Da analista è giusto guardare ai dati con obiettività. Da un lato la crisi economica ha portato l’Italia ad una situazione assai critica, ora anche con l’incremento del Pil da 10 trimestri cominciamo veramente a vedere la luce in fondo al tunnel. È un segno positivo che permane, anche se ancora non sostenuto e non al livello dei Paesi europei. È più difficile così che si tramuti in aumento consistente di occupazione. Comunque i 23 milioni sono importanti, ma non amo sottolineare i record. In 10 anni il tasso di occupazione è aumentato tra gli over 50 di 12,7 punti, in tutte le altre fasce di età siamo ancora sotto di 8 punti rispetto a 10 anni prima per le persone fino a 24 anni; di 9 per quelli da 25 ai 34 anni e di 3,2 dai 35 ai 49 anni. Certo, dal 2015 in poi è cresciuta anche l’occupazione giovanile di circa 2 punti, è quindi positivo, non solo gli ultracinquantenni, ma non siamo riusciti a recuperare la situazione precedente in segmenti fondamentali come i giovani e anche fra i 40enni.

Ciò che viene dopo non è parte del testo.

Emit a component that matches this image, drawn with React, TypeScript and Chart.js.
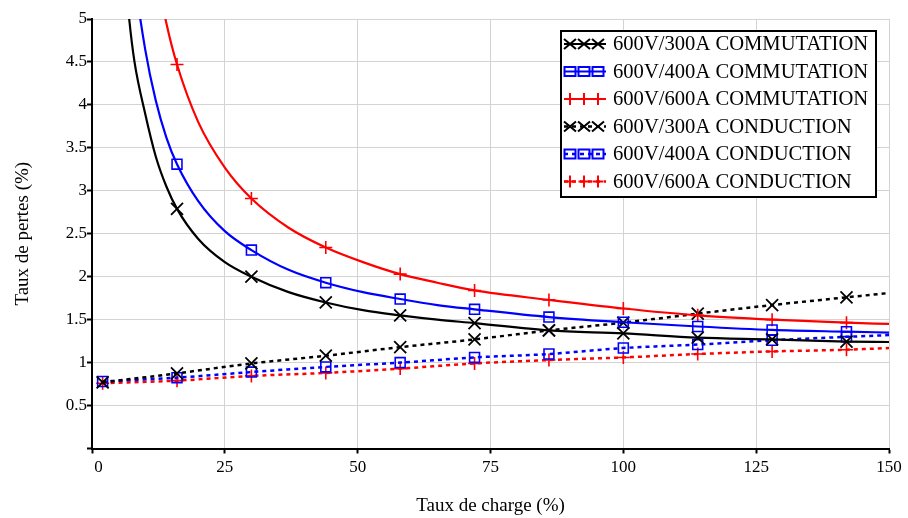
import React, { useEffect, useRef } from 'react';
import { Chart, registerables } from 'chart.js';

Chart.register(...registerables);

// ---- Data ----
const seriesLabels = [
  '600V/300A COMMUTATION',
  '600V/400A COMMUTATION',
  '600V/600A COMMUTATION',
  '600V/300A CONDUCTION',
  '600V/400A CONDUCTION',
  '600V/600A CONDUCTION',
];

// load (%) where markers are drawn
const markerLoads = [2, 16, 30, 44, 58, 72, 86, 100, 114, 128, 142];

// commutation curves (load %, loss %)
const commLoads = [5, 6, 7, 8, 10, 12, 14, 16, 20, 25, 30, 37, 44, 51, 58, 65, 72, 86, 100, 114, 128, 142, 150];
const comm300 = [6.6, 5.7, 5.0, 4.5, 3.9, 3.4, 3.05, 2.79, 2.44, 2.17, 2.0, 1.82, 1.7, 1.61, 1.55, 1.5, 1.46, 1.375, 1.34, 1.29, 1.27, 1.245, 1.24];
const comm400 = [8.1, 7.0, 6.1, 5.5, 4.65, 4.05, 3.62, 3.31, 2.88, 2.53, 2.31, 2.08, 1.93, 1.82, 1.74, 1.67, 1.62, 1.53, 1.47, 1.42, 1.38, 1.36, 1.35];
const comm600 = [11.9, 10.1, 8.8, 7.9, 6.5, 5.6, 4.95, 4.47, 3.8, 3.27, 2.91, 2.57, 2.34, 2.17, 2.03, 1.93, 1.84, 1.73, 1.63, 1.55, 1.5, 1.465, 1.45];

// conduction curves
const condLoads = [2, 16, 30, 44, 58, 72, 86, 100, 114, 128, 142, 150];
const cond300 = [0.77, 0.875, 0.99, 1.08, 1.18, 1.27, 1.375, 1.465, 1.57, 1.67, 1.76, 1.81];
const cond400 = [0.78, 0.825, 0.89, 0.95, 1.0, 1.06, 1.1, 1.17, 1.21, 1.26, 1.3, 1.32];
const cond600 = [0.76, 0.79, 0.845, 0.88, 0.93, 0.99, 1.03, 1.06, 1.1, 1.13, 1.15, 1.17];

// axes
const yTicksMax = 5;
const yStep = 0.5;
const xMax = 150;
const xStep = 25;
const xTitle = 'Taux de charge (%)';
const yTitle = 'Taux de pertes (%)';

const FONT = "'Liberation Serif', 'Times New Roman', serif";

function pts(xs: number[], ys: number[]) {
  return xs.map((x, i) => ({ x, y: ys[i] }));
}

function radii(xs: number[], r: number) {
  return xs.map((x) => (markerLoads.includes(x) ? r : 0));
}

function drawMark(ctx: CanvasRenderingContext2D, style: string, x: number, y: number) {
  ctx.beginPath();
  if (style === 'crossRot') {
    const d = 6;
    ctx.moveTo(x - d, y - d * 0.85);
    ctx.lineTo(x + d, y + d * 0.85);
    ctx.moveTo(x + d, y - d * 0.85);
    ctx.lineTo(x - d, y + d * 0.85);
  } else if (style === 'cross') {
    ctx.moveTo(x - 5.5, y);
    ctx.lineTo(x + 5.5, y);
    ctx.moveTo(x, y - 6);
    ctx.lineTo(x, y + 6);
  } else {
    ctx.rect(x - 5.5, y - 4.5, 11, 9);
  }
  ctx.stroke();
}

const boxLegend = {
  id: 'boxLegend',
  afterDraw(chart: any) {
    const ctx: CanvasRenderingContext2D = chart.ctx;
    const bx = 561, by = 31, bw = 315, bh = 166;
    ctx.save();
    ctx.fillStyle = '#ffffff';
    ctx.fillRect(bx, by, bw, bh);
    ctx.lineWidth = 2;
    ctx.strokeStyle = '#000';
    ctx.setLineDash([]);
    ctx.strokeRect(bx, by, bw, bh);
    chart.data.datasets.forEach((ds: any, i: number) => {
      const y = 44 + i * 27.5;
      ctx.strokeStyle = ds.borderColor;
      ctx.lineWidth = ds.borderWidth;
      ctx.setLineDash(ds.borderDash || []);
      ctx.beginPath();
      ctx.moveTo(564, y);
      ctx.lineTo(606, y);
      ctx.stroke();
      ctx.setLineDash([]);
      ctx.lineWidth = 2;
      [570, 584, 598].forEach((mx) => drawMark(ctx, ds.pointStyle, mx, y));
      ctx.fillStyle = '#000';
      ctx.font = `20.6px ${FONT}`;
      ctx.textAlign = 'left';
      ctx.textBaseline = 'middle';
      ctx.fillText(ds.label, 613, y + 1);
    });
    ctx.restore();
  },
};

export default function App() {
  const ref = useRef<HTMLCanvasElement | null>(null);

  useEffect(() => {
    document.body.style.margin = '0';
    const canvas = ref.current;
    if (!canvas) return;

    const common = {
      showLine: true,
      fill: false,
      pointBackgroundColor: 'rgba(0,0,0,0)',
      pointHoverRadius: 0,
      cubicInterpolationMode: 'monotone' as const,
    };

    const chart = new Chart(canvas, {
      type: 'line',
      data: {
        datasets: [
          {
            ...common,
            label: seriesLabels[0],
            data: pts(commLoads, comm300),
            borderColor: '#000000',
            pointBorderColor: '#000000',
            borderWidth: 2.2,
            pointStyle: 'crossRot',
            pointRadius: radii(commLoads, 8.5),
            pointBorderWidth: 1.8,
          },
          {
            ...common,
            label: seriesLabels[1],
            data: pts(commLoads, comm400),
            borderColor: '#0000ff',
            pointBorderColor: '#0000ff',
            borderWidth: 2.2,
            pointStyle: 'rect',
            pointRadius: radii(commLoads, 7),
            pointBorderWidth: 1.6,
          },
          {
            ...common,
            label: seriesLabels[2],
            data: pts(commLoads, comm600),
            borderColor: '#ff0000',
            pointBorderColor: '#ff0000',
            borderWidth: 2.2,
            pointStyle: 'cross',
            pointRadius: radii(commLoads, 6.5),
            pointBorderWidth: 1.6,
          },
          {
            ...common,
            label: seriesLabels[3],
            data: pts(condLoads, cond300),
            borderColor: '#000000',
            pointBorderColor: '#000000',
            borderWidth: 2.5,
            borderDash: [4, 4],
            pointStyle: 'crossRot',
            pointRadius: radii(condLoads, 8.5),
            pointBorderWidth: 1.8,
          },
          {
            ...common,
            label: seriesLabels[4],
            data: pts(condLoads, cond400),
            borderColor: '#0000ff',
            pointBorderColor: '#0000ff',
            borderWidth: 2.5,
            borderDash: [4, 4],
            pointStyle: 'rect',
            pointRadius: radii(condLoads, 7),
            pointBorderWidth: 1.6,
          },
          {
            ...common,
            label: seriesLabels[5],
            data: pts(condLoads, cond600),
            borderColor: '#ff0000',
            pointBorderColor: '#ff0000',
            borderWidth: 2.5,
            borderDash: [4, 4],
            pointStyle: 'cross',
            pointRadius: radii(condLoads, 6.5),
            pointBorderWidth: 1.6,
          },
        ],
      },
      options: {
        responsive: false,
        animation: false,
        events: [],
        layout: { padding: { top: 19, right: 19, bottom: 0, left: 0 } },
        plugins: {
          legend: { display: false },
          tooltip: { enabled: false },
        },
        scales: {
          x: {
            type: 'linear',
            min: 0,
            max: xMax,
            afterFit: (s: any) => {
              s.height = 69.5;
            },
            ticks: {
              stepSize: xStep,
              color: '#000',
              padding: 4,
              maxRotation: 0,
              font: { family: FONT, size: 17 },
              callback: (v: any) => (Number(v) === 0 ? '   0' : String(v)),
            },
            grid: {
              color: '#d3d3d3',
              lineWidth: 1,
              tickColor: '#000',
              tickLength: 5,
              tickWidth: 2,
            },
            border: { color: '#000', width: 2 },
            title: {
              display: true,
              text: xTitle,
              color: '#000',
              font: { family: FONT, size: 19 },
              padding: { top: 0, bottom: 1 },
            },
          },
          y: {
            type: 'linear',
            min: 0,
            max: yTicksMax,
            afterFit: (s: any) => {
              s.width = 92;
            },
            ticks: {
              stepSize: yStep,
              color: '#000',
              padding: 0,
              font: { family: FONT, size: 17 },
              callback: (v: any) => (Number(v) === 0 ? '' : String(v)),
            },
            grid: {
              color: '#d3d3d3',
              lineWidth: 1,
              tickColor: '#000',
              tickLength: 5,
              tickWidth: 2,
            },
            border: { color: '#000', width: 2 },
            title: {
              display: true,
              text: yTitle,
              color: '#000',
              font: { family: FONT, size: 19 },
              padding: { top: 12, bottom: 0 },
            },
          },
        },
      },
      plugins: [boxLegend],
    });

    return () => chart.destroy();
  }, []);

  return (
    <div style={{ width: 908, height: 518, background: '#fff' }}>
      <canvas ref={ref} width={908} height={518} />
    </div>
  );
}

L’aumento dell’occupazione degli over 50 è più figlia della riforma Fornero che del Jobs act: si sta al lavoro di più e si blocca il turn over coi giovani.
Pesare l’incidenza della riforma Fornero sull’occupazione non è semplice, nell’incremento dell’occupazione degli ultracinquantenni intervengono tanti aspetti, anche un effetto coorte tra le donne. Arrivano ai 50 anni donne che fin da giovani lavoravano di più. Quello che è chiaro è che l’assenza di un 40 per cento circa di giovani tra i 25-34 anni pesa sul futuro perché saremo meno pronti a vincere le sfide tecnologiche, della robotica che dovremo presto affrontare. Dobbiamo saper combinare le nuove competenze giovanili con la grande esperienza degli ultracinquantenni, abbiamo bisogno degli uni e degli altri. Siamo davanti ad una trasformazione fortissima della composizione per età dell’occupazione. Ma è deleterio parlare di conflitto integenerazionale.

Rispetto al mese scorso il tasso di disoccupazione è aumentato a causa del calo degli inattivi. Il loro numero elevato è comunque una peculiarità tutta italiana.
Sì, soprattutto nella componente degli scoraggiati, coloro che non cercano lavoro perché pensano di non avere alcuna possibilità di trovarlo. La loro variazione va contestualizzata: in tempo di crisi di solito aumentano e viceversa se c’è una ripresa economica. Ma può anche succedere che in tempi di crisi si mettano a cercare lavoro, perché le condizioni di povertà della famiglia siano così disperate da costringerli a farlo. Per questo motivo è sempre bene guardare in primis al tasso di occupazione e non a quello di disoccupazione.

L’altro tasto dolente questo mese riguarda le donne: «l’aumento della disoccupazione è attribuibile esclusivamente alla componente femminile».
Lo scorso mese si era parlato di record dell’occupazione femminile e io ho detto che non aveva senso. Ci esaltiamo per essere sotto il 50 per cento ? Se è vero che le donne hanno retto meglio alla crisi rispetto agli uomini perché sono impiegate maggiormente nei servizi e meno nell’industria e costruzioni, è pur vero che ne hanno pagato gli effetti sotto il punto di vista qualitativo: è cresciuto il part time ma il 60 per cento è involontario, sono tante le lavoratrici sovra-istruite, sono cresciute le professioni poco qualificate e diminuite quelle tecniche, è peggiorata la conciliazione dei tempi di vita. Il quadro quindi è ancora molto critico.

Le cause di questa situazione sono aggredibili? Perché in Italia le donne sono così penalizzate nel mondo del lavoro?
Le ragioni sono molte e ormai stratificate da decenni. Ci sono problemi di accesso al mondo del lavoro: nei colloqui e nella selezione del personale le donne, specie se con figli, vengono considerate negativamente. In più anche riguardo alla permanenza al lavoro le donne scontano il peso dei carichi familiari e della conciliazione dei tempi di vita. La carenza dei servizi è evidente, l’organizzazione del lavoro non è flessibile e non permette loro di lavorare senza problemi. Gli investimenti pubblici in servizi sociali in Italia sono ancora anni luce in ritardo rispetto al Nord Europa che ha investito fin dagli anni ’50. È ora di investirci, si può creare occupazione giovanile e femminile. Pensiamo anche a tutti i problemi che stanno emergendo nel nostro Paese: la necessità dell’integrazione dei migranti, la messa in sicurezza del territorio, la difesa e valorizzazione delle nostre bellezze artistiche e naturali. Investiamoci, valorizziamo le grandi risorse giovanili e femminili che possediamo, saranno tanti posti di lavoro in più, nel nostro Bel Paese.